**WHAT IS NEEDED**
Transcribe exactly the lines from the one containing "What TikZ code" through the end of the data, both included. Leave out pictures.

(Excerpt from a dataset)
^^^^^^^^^^^^^^^^

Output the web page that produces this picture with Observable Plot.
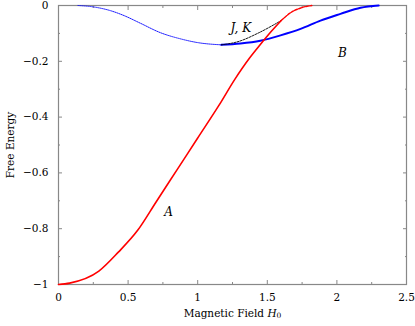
<!DOCTYPE html>
<html><head><meta charset="utf-8">
<script src="https://cdn.jsdelivr.net/npm/d3@7"></script>
<script src="https://cdn.jsdelivr.net/npm/@observablehq/plot@0.6"></script>
<style>body{margin:0;background:#fff} svg text{font-family:"DejaVu Serif",serif !important;}</style>
</head><body><div id="chart"></div>
<script>
// Curve A (red), stable part
const redX = [0, 0.08, 0.29, 0.43, 0.57, 0.7, 0.85, 1.0, 1.15, 1.27, 1.37, 1.45, 1.52, 1.6];
const redY = [-1, -0.995, -0.952, -0.884, -0.805, -0.705, -0.59, -0.475, -0.36, -0.262, -0.19, -0.14, -0.098, -0.054];
// Curve A (red), dashed continuation
const redDashX = [1.6, 1.67, 1.74, 1.82];
const redDashY = [-0.054, -0.025, -0.009, 0];
// Curve B (blue), thin dotted part
const blueThinX = [0.14, 0.25, 0.37, 0.47, 0.59, 0.73, 0.88, 1.0, 1.17];
const blueThinY = [0, -0.005, -0.018, -0.036, -0.064, -0.097, -0.12, -0.133, -0.141];
// Curve B (blue), thick part
const blueX = [1.17, 1.307, 1.45, 1.595, 1.739, 1.882, 2.026, 2.17, 2.3];
const blueY = [-0.141, -0.136, -0.126, -0.107, -0.084, -0.054, -0.03, -0.008, 0];
// J,K (black dashed)
const jkX = [1.17, 1.3, 1.43, 1.6];
const jkY = [-0.141, -0.128, -0.1, -0.054];
// labels
const labelText = ["J, K", "A", "B"];
const labelX = [1.31, 0.79, 2.04];
const labelY = [-0.08, -0.74, -0.172];
// ticks
const xMajor = [0, 0.5, 1, 1.5, 2, 2.5];
const xMinor = [0.25, 0.75, 1.25, 1.75, 2.25];
const yMajor = [-1, -0.8, -0.6, -0.4, -0.2, 0];
const yMinor = [-0.9, -0.7, -0.5, -0.3, -0.1];

const pts = (xs, ys) => xs.map((x, i) => ({x, y: ys[i]}));
const labels = labelText.map((t, i) => ({t, x: labelX[i], y: labelY[i]}));
const gray = "#888";
const noText = () => "";
const fmt = d3.format("~g");

const plot = Plot.plot({
  width: 415, height: 326,
  marginLeft: 58, marginRight: 9, marginTop: 5, marginBottom: 42,
  style: {fontFamily: "DejaVu Serif", fontSize: "10.5px", background: "#fff", color: "#000"},
  x: {domain: [0, 2.5]},
  y: {domain: [-1, 0]},
  marks: [
    Plot.axisX({anchor: "bottom", ticks: xMajor, tickSize: -4, tickPadding: 13, tickFormat: fmt, stroke: gray,
      label: "Magnetic Field H0", labelAnchor: "center", labelArrow: "none", labelOffset: 32}),
    Plot.axisX({anchor: "bottom", ticks: xMinor, tickSize: -2, tickFormat: noText, stroke: gray, label: null}),
    Plot.axisX({anchor: "top", ticks: xMajor, tickSize: -4, tickFormat: noText, stroke: gray, label: null}),
    Plot.axisX({anchor: "top", ticks: xMinor, tickSize: -2, tickFormat: noText, stroke: gray, label: null}),
    Plot.axisY({anchor: "left", ticks: yMajor, tickSize: -4, tickPadding: 14, tickFormat: fmt, stroke: gray,
      label: "Free Energy", labelAnchor: "center", labelArrow: "none", labelOffset: 52}),
    Plot.axisY({anchor: "left", ticks: yMinor, tickSize: -2, tickFormat: noText, stroke: gray, label: null}),
    Plot.axisY({anchor: "right", ticks: yMajor, tickSize: -4, tickFormat: noText, stroke: gray, label: null}),
    Plot.axisY({anchor: "right", ticks: yMinor, tickSize: -2, tickFormat: noText, stroke: gray, label: null}),
    Plot.frame({stroke: gray, strokeWidth: 1.2}),
    Plot.line(pts(blueThinX, blueThinY), {x: "x", y: "y", stroke: "#0000ff", strokeWidth: 0.9, strokeDasharray: "1,1", curve: "monotone-x"}),
    Plot.line(pts(blueX, blueY), {x: "x", y: "y", stroke: "#0000ff", strokeWidth: 2, curve: "monotone-x"}),
    Plot.line(pts(jkX, jkY), {x: "x", y: "y", stroke: "#000", strokeWidth: 0.9, strokeDasharray: "2,1.2", curve: "monotone-x"}),
    Plot.line(pts(redX, redY), {x: "x", y: "y", stroke: "#ff0000", strokeWidth: 1.6, curve: "monotone-x"}),
    Plot.line(pts(redDashX, redDashY), {x: "x", y: "y", stroke: "#ff0000", strokeWidth: 1.4, strokeDasharray: "3,1.2", curve: "monotone-x"}),
    Plot.text(labels, {x: "x", y: "y", text: "t", fontStyle: "italic", fontSize: 12, fill: "#000"})
  ]
});
document.getElementById("chart").append(plot);

d3.select(plot).selectAll("text").each(function() {
  const el = d3.select(this);
  if (el.text() === "Magnetic Field H0") {
    el.text("");
    el.append("tspan").text("Magnetic Field ");
    el.append("tspan").attr("font-style", "italic").text("H");
    el.append("tspan").attr("font-size", "7.5px").attr("dy", "0.25em").text("0");
  }
});
</script>
</body></html>
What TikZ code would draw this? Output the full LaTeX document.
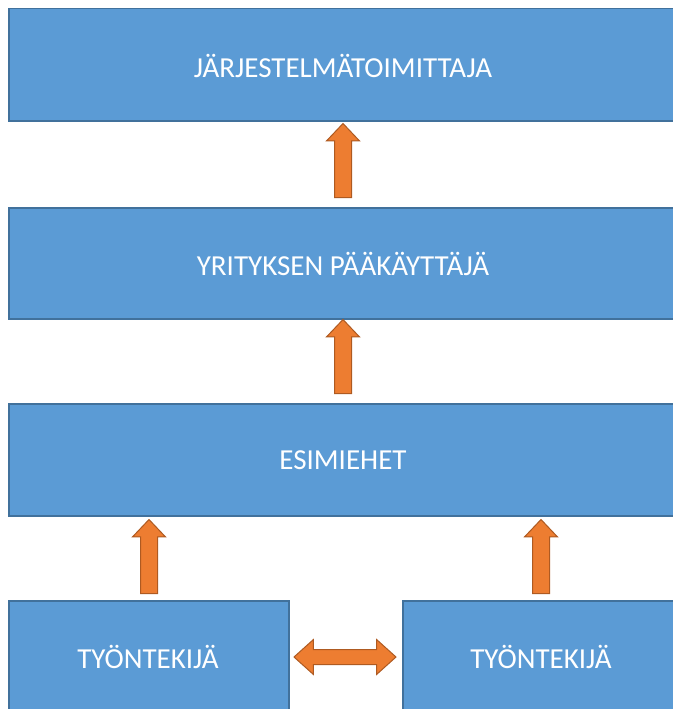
\documentclass[tikz,border=0pt]{standalone}
\usepackage{fontspec}
\setmainfont{Carlito}
\usetikzlibrary{shapes.arrows}
\definecolor{boxblue}{HTML}{5B9BD5}
\definecolor{boxedge}{HTML}{41719C}
\definecolor{arrorange}{HTML}{ED7D31}
\definecolor{arredge}{HTML}{AE5A21}
\begin{document}
\begin{tikzpicture}[x=1pt,y=-1pt,
  box/.style={draw=boxedge,fill=boxblue,line width=1.5pt,anchor=north west,inner sep=0pt},
  label/.style={text=white,font=\fontsize{29}{34}\selectfont,inner sep=0pt},
  uparrow/.style={shape=single arrow,draw=arredge,fill=arrorange,line width=1pt,
    minimum height=74pt,minimum width=32pt,single arrow head extend=8pt,
    single arrow tip angle=87,inner xsep=0pt,inner ysep=8pt,rotate=90},
  dblarrow/.style={shape=double arrow,draw=arredge,fill=arrorange,line width=1pt,
    minimum height=102pt,minimum width=34pt,double arrow head extend=10pt,
    double arrow tip angle=84,inner xsep=0pt,inner ysep=7pt}]
\useasboundingbox (0,0) rectangle (672,709);
\node[box,minimum width=672pt,minimum height=112pt] (sys) at (8,8) {};
\node[label] (syst) at (343,66) {JÄRJESTELMÄTOIMITTAJA};
\node[box,minimum width=672pt,minimum height=111pt] (adm) at (8,207) {};
\node[label] (admt) at (343,264) {YRITYKSEN PÄÄKÄYTTÄJÄ};
\node[box,minimum width=672pt,minimum height=112pt] (esi) at (8,403) {};
\node[label] (esit) at (343,460) {ESIMIEHET};
\node[box,minimum width=280pt,minimum height=130pt] (ty1) at (8,600) {};
\node[label] (ty1t) at (148,657) {TYÖNTEKIJÄ};
\node[box,minimum width=280pt,minimum height=130pt] (ty2) at (402,600) {};
\node[label] (ty2t) at (541,657) {TYÖNTEKIJÄ};
\node[uparrow] (a1) at (343,165) {};
\node[uparrow] (a2) at (343,361) {};
\node[uparrow] (a3) at (149,561) {};
\node[uparrow] (a4) at (541,561) {};
\node[dblarrow] (a5) at (345,657) {};
\end{tikzpicture}
\end{document}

^^^^^^^^^^^^^^^^

**FULL OUTPUT**
What TikZ code would draw this? Output the full LaTeX document.
\documentclass[tikz,border=0pt]{standalone}
\usepackage{fontspec}
\setmainfont{Carlito}
\usetikzlibrary{shapes.arrows}
\definecolor{boxblue}{HTML}{5B9BD5}
\definecolor{boxedge}{HTML}{41719C}
\definecolor{arrorange}{HTML}{ED7D31}
\definecolor{arredge}{HTML}{AE5A21}
\begin{document}
\begin{tikzpicture}[x=1pt,y=-1pt,
  box/.style={draw=boxedge,fill=boxblue,line width=1.5pt,anchor=north west,inner sep=0pt},
  label/.style={text=white,font=\fontsize{29}{34}\selectfont,inner sep=0pt},
  uparrow/.style={shape=single arrow,draw=arredge,fill=arrorange,line width=1pt,
    minimum height=74pt,minimum width=32pt,single arrow head extend=8pt,
    single arrow tip angle=87,inner xsep=0pt,inner ysep=8pt,rotate=90},
  dblarrow/.style={shape=double arrow,draw=arredge,fill=arrorange,line width=1pt,
    minimum height=102pt,minimum width=34pt,double arrow head extend=10pt,
    double arrow tip angle=84,inner xsep=0pt,inner ysep=7pt}]
\useasboundingbox (0,0) rectangle (672,709);
\node[box,minimum width=672pt,minimum height=112pt] (sys) at (8,8) {};
\node[label] (syst) at (343,66) {JÄRJESTELMÄTOIMITTAJA};
\node[box,minimum width=672pt,minimum height=111pt] (adm) at (8,207) {};
\node[label] (admt) at (343,264) {YRITYKSEN PÄÄKÄYTTÄJÄ};
\node[box,minimum width=672pt,minimum height=112pt] (esi) at (8,403) {};
\node[label] (esit) at (343,460) {ESIMIEHET};
\node[box,minimum width=280pt,minimum height=130pt] (ty1) at (8,600) {};
\node[label] (ty1t) at (148,657) {TYÖNTEKIJÄ};
\node[box,minimum width=280pt,minimum height=130pt] (ty2) at (402,600) {};
\node[label] (ty2t) at (541,657) {TYÖNTEKIJÄ};
\node[uparrow] (a1) at (343,165) {};
\node[uparrow] (a2) at (343,361) {};
\node[uparrow] (a3) at (149,561) {};
\node[uparrow] (a4) at (541,561) {};
\node[dblarrow] (a5) at (345,657) {};
\end{tikzpicture}
\end{document}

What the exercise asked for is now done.